We’re used to cheap software mimicking expensive hardware, and nowhere has that been truer than with tilt-shift photography. What was once an effect needing super-expensive and unwieldy architectural camera gear is now a free filter in many free apps.
But the trend sometimes goes the other way. Here’s the Tilt Shift camera from Photojojo, an actual physical digital camera with a tilt-shift lens. For $150.
“Shift” is meant to be used to correct converging verticals, a “problem” which anal retentive architectural photographers really, really hate. By keeping the film plane (or sensor) parallel to the building, and raising the lens to include the top of the building, those pesky convergent lines can be kept from attracting each other.
Tilt is the ability of the camera to tilt the axis of the lens in relation to the film plane. The original idea was to let, say, product photographers get everything on a table in focus, by choosing the plane of that focus. Now it’s used to make full-sized scenes look like miniatures.

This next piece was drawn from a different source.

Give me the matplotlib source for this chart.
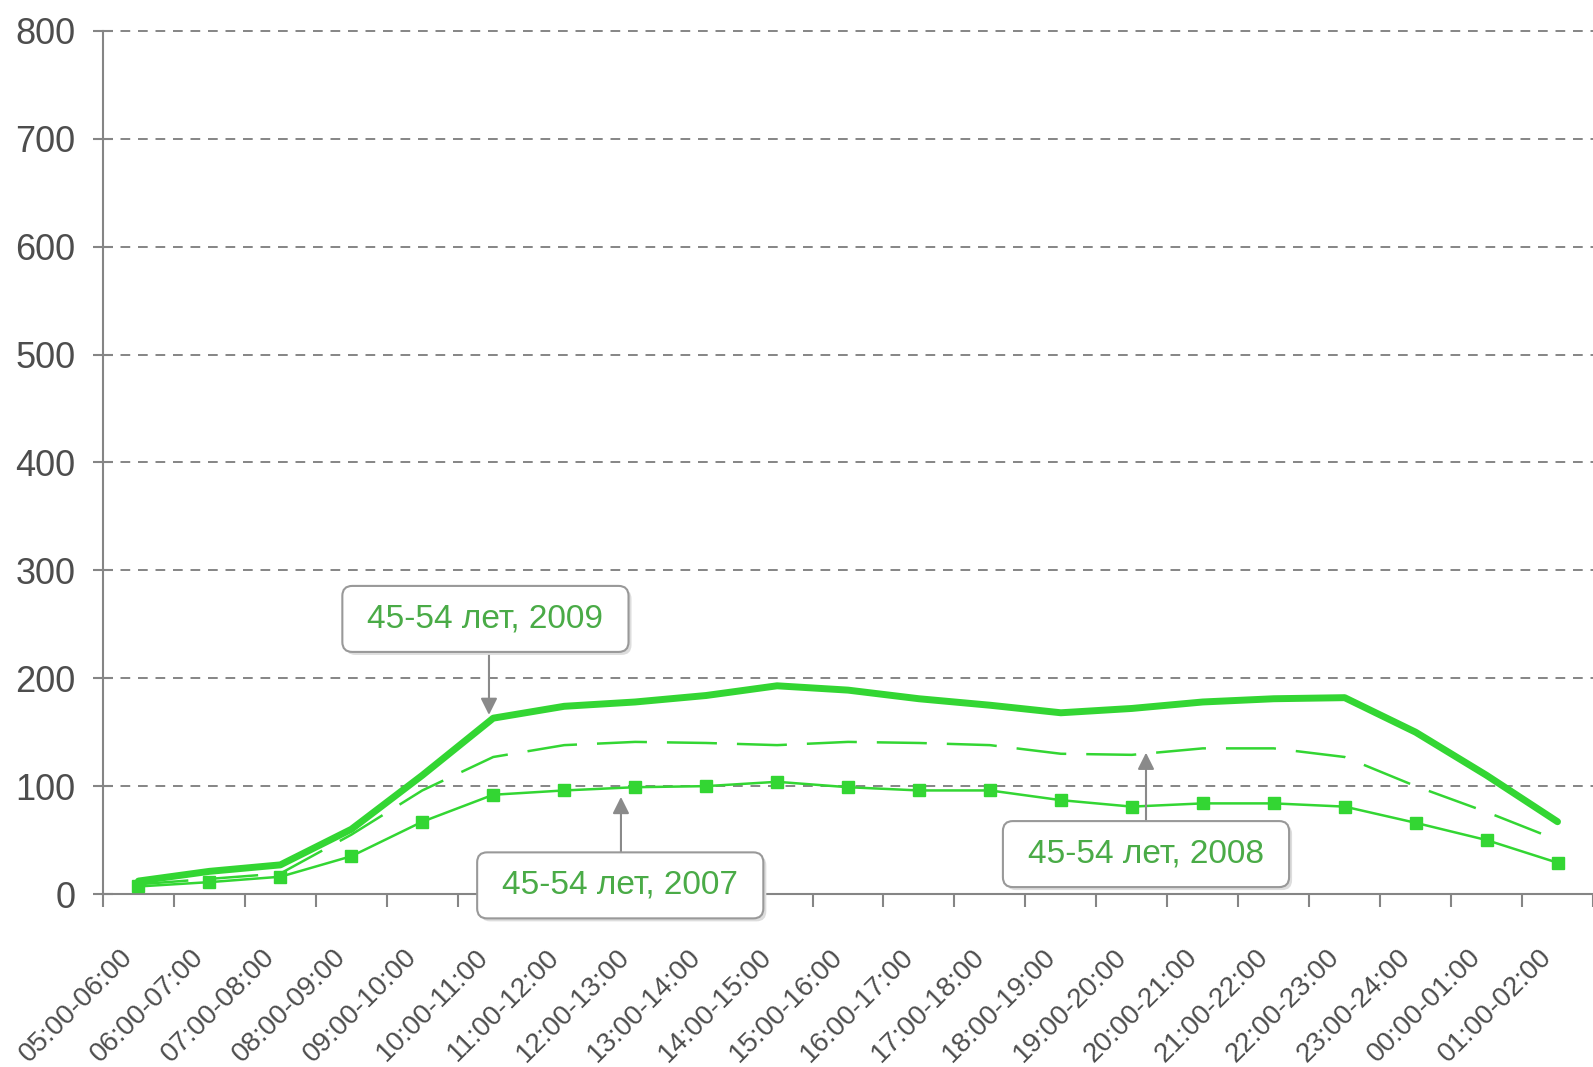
import numpy as np
import matplotlib
matplotlib.use("Agg")
import matplotlib.pyplot as plt
from matplotlib.patches import FancyBboxPatch

plt.rcParams["font.family"] = ["Liberation Sans", "DejaVu Sans"]

hours = [
    "05:00-06:00", "06:00-07:00", "07:00-08:00", "08:00-09:00", "09:00-10:00",
    "10:00-11:00", "11:00-12:00", "12:00-13:00", "13:00-14:00", "14:00-15:00",
    "15:00-16:00", "16:00-17:00", "17:00-18:00", "18:00-19:00", "19:00-20:00",
    "20:00-21:00", "21:00-22:00", "22:00-23:00", "23:00-24:00", "00:00-01:00",
    "01:00-02:00",
]
y2009 = [12, 21, 27, 60, 110, 163, 174, 178, 184, 193, 189, 181, 175, 168, 172, 178, 181, 182, 150, 110, 67]
y2008 = [9, 14, 19, 55, 96, 127, 138, 141, 140, 138, 141, 140, 138, 130, 129, 135, 135, 127, 100, 76, 50]
y2007 = [7, 11, 16, 35, 67, 92, 96, 99, 100, 104, 99, 96, 96, 87, 81, 84, 84, 81, 66, 50, 29]
yticks = [0, 100, 200, 300, 400, 500, 600, 700, 800]

# label text, box centre (x, y) and arrow tip (x, y)
labels = [
    ("45-54 лет, 2009", (4.89, 255), (4.94, 166)),
    ("45-54 лет, 2007", (6.79, 8), (6.80, 90)),
    ("45-54 лет, 2008", (14.2, 37), (14.2, 131)),
]

GREEN = "#33d633"
TXT_GREEN = "#4aab47"
GRAY = "#858585"

fig = plt.figure(figsize=(15.93, 10.67), dpi=100)
ax = fig.add_axes([103 / 1593, 1 - 894 / 1067, 1 - 103 / 1593, 863 / 1067])

x = np.arange(len(hours))
ax.plot(x, y2009, color=GREEN, lw=5, solid_capstyle="round", solid_joinstyle="round", zorder=4)
ax.plot(x, y2008, color=GREEN, lw=1.8, linestyle=(0, (20, 8)), zorder=4)
ax.plot(x, y2007, color=GREEN, lw=1.8, marker="s", markersize=8, zorder=4)

ax.set_xlim(-0.5, 20.44)
ax.set_ylim(0, 800)

# grid
for v in yticks[1:]:
    ax.axhline(v, color=GRAY, lw=1.4, linestyle=(0, (5, 4)), zorder=1, clip_on=False)

for s in ["top", "right"]:
    ax.spines[s].set_visible(False)
for s in ["left", "bottom"]:
    ax.spines[s].set_color(GRAY)
    ax.spines[s].set_linewidth(1.5)

ax.set_yticks(yticks)
ax.tick_params(axis="y", direction="inout", length=14, width=1.5, color=GRAY,
               labelsize=26, labelcolor="#4d4d4d", pad=13)

ax.set_xticks(x)
ax.set_xticklabels(hours, rotation=45, ha="right", va="top")
ax.set_xticks(np.arange(len(hours) + 1) - 0.5, minor=True)
ax.tick_params(axis="x", which="major", length=0, labelsize=20, labelcolor="#4d4d4d", pad=36)
ax.tick_params(axis="x", which="minor", direction="out", length=9, width=1.5, color=GRAY)

# annotation boxes
px_x = ax.bbox.width / (20.44 + 0.5)
px_y = ax.bbox.height / 800
bw, bh = 287 / px_x, 66 / px_y
aspect = px_x / px_y
for text, (cx, cy), (tx, ty) in labels:
    shadow = FancyBboxPatch((cx - bw / 2 + 3 / px_x, cy - bh / 2 - 3 / px_y), bw, bh,
                            boxstyle="round,pad=0,rounding_size=0.14", mutation_aspect=aspect,
                            fc="#dddddd", ec="none", zorder=6, clip_on=False)
    box = FancyBboxPatch((cx - bw / 2, cy - bh / 2), bw, bh,
                         boxstyle="round,pad=0,rounding_size=0.14", mutation_aspect=aspect,
                         fc="white", ec="#999999", lw=1.5, zorder=7, clip_on=False)
    ax.add_patch(shadow)
    ax.add_patch(box)
    ax.text(cx, cy, text, ha="center", va="center", fontsize=24, color=TXT_GREEN,
            zorder=8, clip_on=False)
    start_y = cy + bh / 2 if ty > cy else cy - bh / 2
    ax.annotate("", xy=(tx, ty), xytext=(tx, start_y),
                arrowprops=dict(arrowstyle="-|>", color="#8a8a8a", lw=1.5,
                                mutation_scale=25, shrinkA=0, shrinkB=0),
                zorder=5)

fig.savefig("out.png", dpi=100, facecolor="white")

The Tilt Shift camera is a 5MP digicam which also shoots video, and features a tilt lens (no shift).
It has a digital zoom (8X), a 2.4-inch LCD screen and a fixed-focus lens. In short, it is every bit as crappy as a Lomo, only it doesn’t need film.
It also looks like a helluva lot of fun, and for just $150 its cheap, too. Buy one now, or give one to your dorky photo-nerd friend for Christmas.